Indonesia dilanda krisis
ekonomi yang sulit di atasi pada akhir tahun 1997. Semula berawal dari krisis
moneter lalu berlanjut menjadi krisis ekonomi dan akhirnya menjadi krisis
kepercayaan terhadap pemerintah. Pelita VI pun kandas di tengah jalan.
Kondisi ekonomi yang kian
terpuruk ditambah dengan KKN yang merajalela, Pembagunan yang dilakukan, hanya
dapat dinikmati oleh sebagian kecil kalangan masyarakat. Karena pembangunan
cenderung terpusat dan tidak merata. Meskipun perekonomian Indonesia meningkat,
tapi secara fundamental pembangunan ekonomi sangat rapuh.. Kerusakan serta
pencemaran lingkungan hidup dan sumber daya alam. Perbedaan ekonomi antar
daerah, antar golongan pekerjaan, antar kelompok dalam masyarakat terasa
semakin tajam.. Terciptalah kelompok yang terpinggirkan (Marginalisasi sosial).

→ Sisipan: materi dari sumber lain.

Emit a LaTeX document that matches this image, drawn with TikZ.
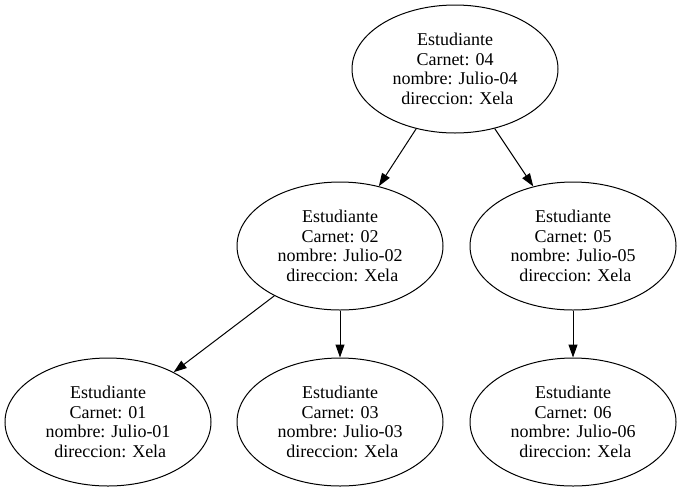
\documentclass[tikz,border=0pt]{standalone}
\usepackage{fontspec}
\setmainfont{Liberation Serif}
\usetikzlibrary{shapes.geometric,arrows.meta}

\begin{document}
\begin{tikzpicture}[x=1pt,y=-1pt,line width=1pt,
	estudiante/.style={ellipse,draw,minimum width=206pt,minimum height=128pt,inner sep=0pt,
		align=center,font=\fontsize{18pt}{19.5pt}\selectfont},
	enlace/.style={-{Triangle[length=13pt,width=9pt]}}]
	\useasboundingbox (0,0) rectangle (682,491);
	\node[estudiante] (e04) at (455,69) {Estudiante\\Carnet: 04\\nombre: Julio-04\\\ direccion: Xela};
	\node[estudiante] (e02) at (340,246) {Estudiante\\Carnet: 02\\nombre: Julio-02\\\ direccion: Xela};
	\node[estudiante] (e05) at (573,246) {Estudiante\\Carnet: 05\\nombre: Julio-05\\\ direccion: Xela};
	\node[estudiante] (e01) at (108,422) {Estudiante\\Carnet: 01\\nombre: Julio-01\\\ direccion: Xela};
	\node[estudiante] (e03) at (340,422) {Estudiante\\Carnet: 03\\nombre: Julio-03\\\ direccion: Xela};
	\node[estudiante] (e06) at (573,422) {Estudiante\\Carnet: 06\\nombre: Julio-06\\\ direccion: Xela};
	\draw[enlace] (e04) -- (e02);
	\draw[enlace] (e04) -- (e05);
	\draw[enlace] (e02) -- (e01);
	\draw[enlace] (e02) -- (e03);
	\draw[enlace] (e05) -- (e06);
\end{tikzpicture}
\end{document}
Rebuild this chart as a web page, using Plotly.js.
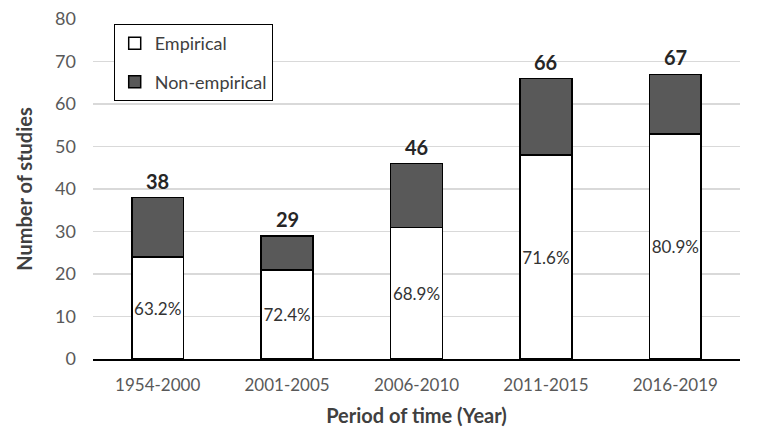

Pembangunan hanya mengutamakan pertumbuhan ekonomi tanpa diimbangi kehidupan
politik, ekonomi, dan sosial yang demokratis dan berkeadilan.
Pembagunan tidak merata
tampak dengan adanya kemiskinan di sejumlah wilayah yang menjadi
penyumbang devisa terbesar seperti Riau, Kalimantan Timur, dan Irian. Faktor
inilah yang selantunya ikut menjadi penyebab terpuruknya perekonomian nasional
Indonesia menjelang akhir tahun 1997.membuat perekonomian Indonesia gagal
menunjukan taringnya.
Namun pembangunan ekonomi pada masa Orde Baru merupakan pondasi bagi pembangunan ekonomi selanjutnya.
Namun pembangunan ekonomi pada masa Orde Baru merupakan pondasi bagi pembangunan ekonomi selanjutnya.